> **TASK DESCRIPTION**: Omit all images. Transcribe the rest of the material below exactly.

[Begin]

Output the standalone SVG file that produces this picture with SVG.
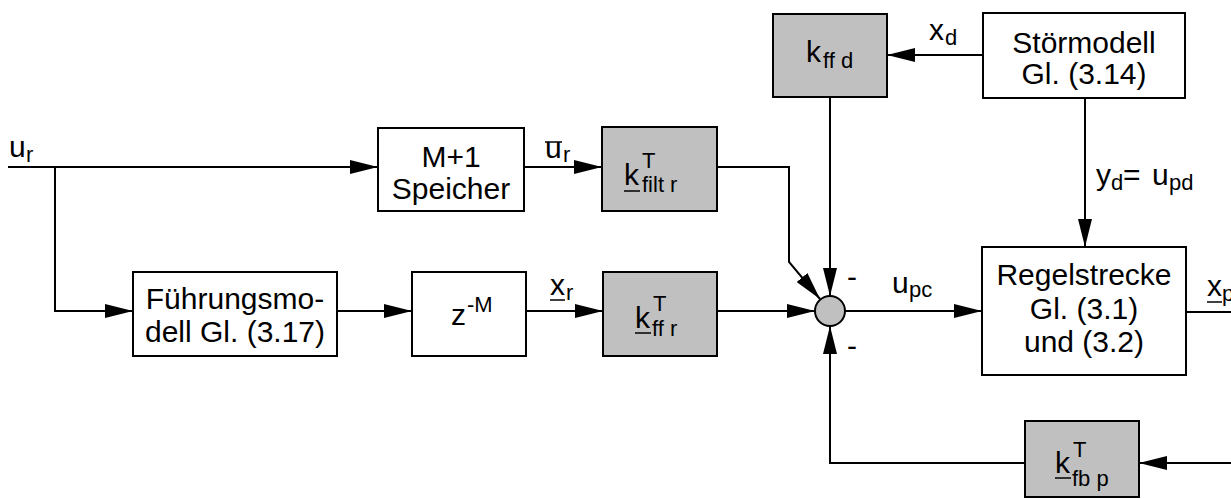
<svg xmlns="http://www.w3.org/2000/svg" width="1231" height="499" viewBox="0 0 1231 499">
<style>
.box{fill:#fff;stroke:#000;stroke-width:2}
.gbox{fill:#c0c0c0;stroke:#000;stroke-width:2}
.ln{fill:none;stroke:#000;stroke-width:2}
.ar{fill:none;stroke:#000;stroke-width:2;marker-end:url(#ah)}
text{font-family:"Liberation Sans",Arial,sans-serif;fill:#000}
.t{font-size:30px}
.c{text-anchor:middle}
.s{font-size:22px}
.ul{stroke:#000;stroke-width:1.5}
</style>
<defs>
<marker id="ah" markerUnits="userSpaceOnUse" markerWidth="28" markerHeight="14" refX="28" refY="7" orient="auto">
<path d="M0,0 L28,7 L0,14 z" fill="#000"/>
</marker>
</defs>
<rect width="1231" height="499" fill="#fff"/>
<g id="connectors">
<path class="ar" d="M8,167 H378"/>
<path class="ar" d="M55,167 V311 H133"/>
<path class="ar" d="M524,167 H602"/>
<path class="ar" d="M337,311 H412"/>
<path class="ar" d="M526,311 H603"/>
<path class="ar" d="M717,311 H815"/>
<path class="ar" d="M717,167 H789 V262 L820,299"/>
<path class="ar" d="M830,97 V296"/>
<path class="ar" d="M983,55 H887"/>
<path class="ar" d="M1085,98 V247"/>
<path class="ar" d="M845,311 H982"/>
<path class="ln" d="M1186,312 H1231"/>
<path class="ar" d="M1231,463 H1139"/>
<path class="ar" d="M1025,463 H830 V326"/>
</g>
<g id="labels">
<text class="t" x="9" y="157">u</text><text class="s" x="26" y="162">r</text>
<text class="t" x="545" y="158">u</text><text class="s" x="563" y="162">r</text>
<line class="ul" x1="545" y1="142" x2="562" y2="142"/>
<text class="t" x="550" y="295">x</text><text class="s" x="566" y="300">r</text>
<line class="ul" x1="550" y1="300" x2="565" y2="300"/>
<text class="t" x="929" y="40">x</text><text class="s" x="945" y="45">d</text>
<text class="t" x="1096" y="185">y</text><text class="s" x="1111" y="190">d</text>
<text class="t" x="1123" y="185">=</text>
<text class="t" x="1152" y="185">u</text><text class="s" x="1169" y="190">pd</text>
<text class="t" x="892" y="293">u</text><text class="s" x="909" y="297">pc</text>
<text class="t" x="1207" y="296">x</text><text class="s" x="1222" y="301">p</text>
<line class="ul" x1="1207" y1="302" x2="1222" y2="302"/>
<text class="t" x="847" y="287">-</text>
<text class="t" x="847" y="356">-</text>
</g>
<g id="speicher">
<rect class="box" x="378" y="128" width="146" height="83"/>
<text class="t c" x="451" y="167">M+1</text>
<text class="t c" x="451" y="199">Speicher</text>
</g>
<g id="kfiltr">
<rect class="gbox" x="602" y="127" width="115" height="84"/>
<text class="t" x="624" y="185">k</text>
<line class="ul" x1="624" y1="191" x2="640" y2="191"/>
<text class="s" x="642" y="168">T</text>
<text class="s" x="642" y="192">filt r</text>
</g>
<g id="fuehrungsmodell">
<rect class="box" x="133" y="272" width="204" height="84"/>
<text class="t c" x="235" y="309">Führungsmo-</text>
<text class="t c" x="235" y="342">dell Gl. (3.17)</text>
</g>
<g id="zm">
<rect class="box" x="412" y="272" width="114" height="84"/>
<text class="t" x="451" y="325">z</text>
<text class="s" x="467" y="312">-M</text>
</g>
<g id="kffr">
<rect class="gbox" x="603" y="272" width="114" height="84"/>
<text class="t" x="635" y="328">k</text>
<line class="ul" x1="635" y1="333" x2="651" y2="333"/>
<text class="s" x="653" y="311">T</text>
<text class="s" x="652" y="336">ff r</text>
</g>
<g id="kffd">
<rect class="gbox" x="773" y="14" width="114" height="83"/>
<text class="t" x="806" y="62">k</text>
<text class="s" x="823" y="68">ff d</text>
</g>
<g id="stoermodell">
<rect class="box" x="983" y="13" width="202" height="85"/>
<text class="t c" x="1084" y="53">Störmodell</text>
<text class="t c" x="1084" y="84">Gl. (3.14)</text>
</g>
<g id="summation">
<circle cx="830" cy="311" r="15" fill="#c0c0c0" stroke="#000" stroke-width="2"/>
</g>
<g id="regelstrecke">
<rect class="box" x="982" y="247" width="204" height="128"/>
<text class="t c" x="1084" y="285">Regelstrecke</text>
<text class="t c" x="1084" y="319">Gl. (3.1)</text>
<text class="t c" x="1084" y="352">und (3.2)</text>
</g>
<g id="kfbp">
<rect class="gbox" x="1025" y="421" width="114" height="76"/>
<text class="t" x="1055" y="473">k</text>
<line class="ul" x1="1055" y1="478" x2="1071" y2="478"/>
<text class="s" x="1073" y="457">T</text>
<text class="s" x="1072" y="486">fb p</text>
</g>
</svg>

[End]

> **ANSWER TO THE EXERCISE**:
Output the standalone SVG file that produces this picture with SVG.
<svg xmlns="http://www.w3.org/2000/svg" width="1231" height="499" viewBox="0 0 1231 499">
<style>
.box{fill:#fff;stroke:#000;stroke-width:2}
.gbox{fill:#c0c0c0;stroke:#000;stroke-width:2}
.ln{fill:none;stroke:#000;stroke-width:2}
.ar{fill:none;stroke:#000;stroke-width:2;marker-end:url(#ah)}
text{font-family:"Liberation Sans",Arial,sans-serif;fill:#000}
.t{font-size:30px}
.c{text-anchor:middle}
.s{font-size:22px}
.ul{stroke:#000;stroke-width:1.5}
</style>
<defs>
<marker id="ah" markerUnits="userSpaceOnUse" markerWidth="28" markerHeight="14" refX="28" refY="7" orient="auto">
<path d="M0,0 L28,7 L0,14 z" fill="#000"/>
</marker>
</defs>
<rect width="1231" height="499" fill="#fff"/>
<g id="connectors">
<path class="ar" d="M8,167 H378"/>
<path class="ar" d="M55,167 V311 H133"/>
<path class="ar" d="M524,167 H602"/>
<path class="ar" d="M337,311 H412"/>
<path class="ar" d="M526,311 H603"/>
<path class="ar" d="M717,311 H815"/>
<path class="ar" d="M717,167 H789 V262 L820,299"/>
<path class="ar" d="M830,97 V296"/>
<path class="ar" d="M983,55 H887"/>
<path class="ar" d="M1085,98 V247"/>
<path class="ar" d="M845,311 H982"/>
<path class="ln" d="M1186,312 H1231"/>
<path class="ar" d="M1231,463 H1139"/>
<path class="ar" d="M1025,463 H830 V326"/>
</g>
<g id="labels">
<text class="t" x="9" y="157">u</text><text class="s" x="26" y="162">r</text>
<text class="t" x="545" y="158">u</text><text class="s" x="563" y="162">r</text>
<line class="ul" x1="545" y1="142" x2="562" y2="142"/>
<text class="t" x="550" y="295">x</text><text class="s" x="566" y="300">r</text>
<line class="ul" x1="550" y1="300" x2="565" y2="300"/>
<text class="t" x="929" y="40">x</text><text class="s" x="945" y="45">d</text>
<text class="t" x="1096" y="185">y</text><text class="s" x="1111" y="190">d</text>
<text class="t" x="1123" y="185">=</text>
<text class="t" x="1152" y="185">u</text><text class="s" x="1169" y="190">pd</text>
<text class="t" x="892" y="293">u</text><text class="s" x="909" y="297">pc</text>
<text class="t" x="1207" y="296">x</text><text class="s" x="1222" y="301">p</text>
<line class="ul" x1="1207" y1="302" x2="1222" y2="302"/>
<text class="t" x="847" y="287">-</text>
<text class="t" x="847" y="356">-</text>
</g>
<g id="speicher">
<rect class="box" x="378" y="128" width="146" height="83"/>
<text class="t c" x="451" y="167">M+1</text>
<text class="t c" x="451" y="199">Speicher</text>
</g>
<g id="kfiltr">
<rect class="gbox" x="602" y="127" width="115" height="84"/>
<text class="t" x="624" y="185">k</text>
<line class="ul" x1="624" y1="191" x2="640" y2="191"/>
<text class="s" x="642" y="168">T</text>
<text class="s" x="642" y="192">filt r</text>
</g>
<g id="fuehrungsmodell">
<rect class="box" x="133" y="272" width="204" height="84"/>
<text class="t c" x="235" y="309">Führungsmo-</text>
<text class="t c" x="235" y="342">dell Gl. (3.17)</text>
</g>
<g id="zm">
<rect class="box" x="412" y="272" width="114" height="84"/>
<text class="t" x="451" y="325">z</text>
<text class="s" x="467" y="312">-M</text>
</g>
<g id="kffr">
<rect class="gbox" x="603" y="272" width="114" height="84"/>
<text class="t" x="635" y="328">k</text>
<line class="ul" x1="635" y1="333" x2="651" y2="333"/>
<text class="s" x="653" y="311">T</text>
<text class="s" x="652" y="336">ff r</text>
</g>
<g id="kffd">
<rect class="gbox" x="773" y="14" width="114" height="83"/>
<text class="t" x="806" y="62">k</text>
<text class="s" x="823" y="68">ff d</text>
</g>
<g id="stoermodell">
<rect class="box" x="983" y="13" width="202" height="85"/>
<text class="t c" x="1084" y="53">Störmodell</text>
<text class="t c" x="1084" y="84">Gl. (3.14)</text>
</g>
<g id="summation">
<circle cx="830" cy="311" r="15" fill="#c0c0c0" stroke="#000" stroke-width="2"/>
</g>
<g id="regelstrecke">
<rect class="box" x="982" y="247" width="204" height="128"/>
<text class="t c" x="1084" y="285">Regelstrecke</text>
<text class="t c" x="1084" y="319">Gl. (3.1)</text>
<text class="t c" x="1084" y="352">und (3.2)</text>
</g>
<g id="kfbp">
<rect class="gbox" x="1025" y="421" width="114" height="76"/>
<text class="t" x="1055" y="473">k</text>
<line class="ul" x1="1055" y1="478" x2="1071" y2="478"/>
<text class="s" x="1073" y="457">T</text>
<text class="s" x="1072" y="486">fb p</text>
</g>
</svg>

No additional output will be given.